4 Information transfer (in-)fidelity metric and geometry

In this section, we come back to an issue raised in Sect. 3—namely that the upper bound derived in Eq. (4) can be justified by the fact that it induces a metric on the set of vertices. Unlike the results in the previous sections, most of the results in this section apply specifically to rings, although numerical simulations suggest that similar results may hold for other homogeneous spin networks such as chains.

4.1 Definition and motivation of ITF prametric

To develop a geometric picture, we can view a spin network as a pre-metric or more precisely a prametric space2 endowed with the prametric that quantifies the information transfer infidelity (ITI). To fix terminology, recall that given a graph \(\mathcal {G}=(\mathcal {V},\mathcal {E})\), or any set of points \(\mathcal {V}\) for that matter, a prametric [33, p. 666], [32, p.23] is a function \(d: \mathcal {V} \times \mathcal {V} \rightarrow \mathbb {R}_{\ge 0}\) such that (i)\(d(i,j) \ge 0\) and (ii)\(d(i,i)=0\).

To derive a suitable prametric on the vertex set \(\mathcal {V}=\left\{ | i \rangle :i=1,\dots ,N\right\} \) from the probability \(p_{\mathrm {max}}\) data, we inspire ourselves from a similar situation in sensor networks [34], where \(\mathcal {V}\) is the set of sensors and a Packet Reception Rate\(\mathrm {PRR}(i,j)\) is defined as the probability of successful transmission of the packets from sensor i to sensor j. After symmetrization of the packet reception rate, a prametric (in fact, a semi-metric [35, 36, 37]) can be defined as \(d(i,j)=-\log \mathrm {PRR}(i,j)\). Should there be a violation of the triangle inequality, say, \(d(i,j) > d(i,k)+d(k,j)\), then the distance between i and j is redefined as \(d(i,k)+d(k,j)\). The importance of the metric is that it provides a notion of network curvature, which has a dramatic impact on the traffic flow [38, 39] in a paradigm that extends to quantum chains [14]. Following sensor network intuition[34], we define
$$\begin{aligned} d(i,j) = -\log p_{\max }(i,j). \end{aligned}$$
Obviously, \(d(i,j) \ge 0\) and, as will be shown in Theorem 4, \(d(i,i)=0\).

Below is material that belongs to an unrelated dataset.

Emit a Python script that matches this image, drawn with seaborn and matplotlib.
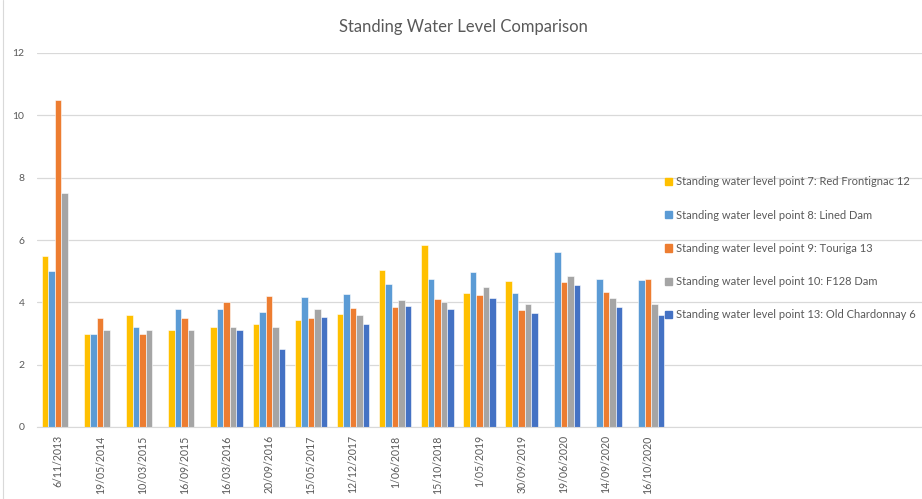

We could define the time-stamped prametric by \(d_t(i,j)=-\log p_t\left( | i \rangle ,| j \rangle \right) \) except that in general \(d_t(i,i) \ne 0\). To remedy this situation, we could define \(d(i,j)=\inf _{t \ge 0} d_t(i,j)=- \log \sup _{t \ge 0} p_t(i,j)\). Since, by Cauchy–Schwarz, \(p_t(i,i) \le 1\) and \(p_{t=0}(i,i)=1\), we have \(\sup _{t \ge 0}p_{t}(i,i)=1\) and hence \(d(i,i)=0\). This alternate prametric definition is equivalent to the earlier one when \(p_{\mathrm {max}}\) is attainable, but it reveals that this prametric makes the network of finite diameter (\(\sup _{i,j}d(i,j) < \infty \)) as \(N \rightarrow \infty \) as Theorem 4 will show. This has the unfortunate consequence of preventing a genuine large-scale analysis. As Sect. 5 will show, a bias rectifies this problem (see also [14]).

Generally, this information transfer infidelity prametric is not a proper distance satisfying the triangle inequality, but for certain networks such as rings with uniform coupling this prametric will be shown to define a proper distance.

This quantum mechanical (pra)metric is quite different from the usual Euclidean distance \(d_{\mathbb {E}}\) of the spins in the spintronic device. In particular, two spins that are physically close in the medium may be far quantum mechanically, and conversely. If two spins are quantum mechanically far, control is necessary to enable transmissions that are too weak or forbidden by the natural quantum mechanical couplings. This control of information can be viewed as the problem of controlling the quantum mechanical geometry of the network.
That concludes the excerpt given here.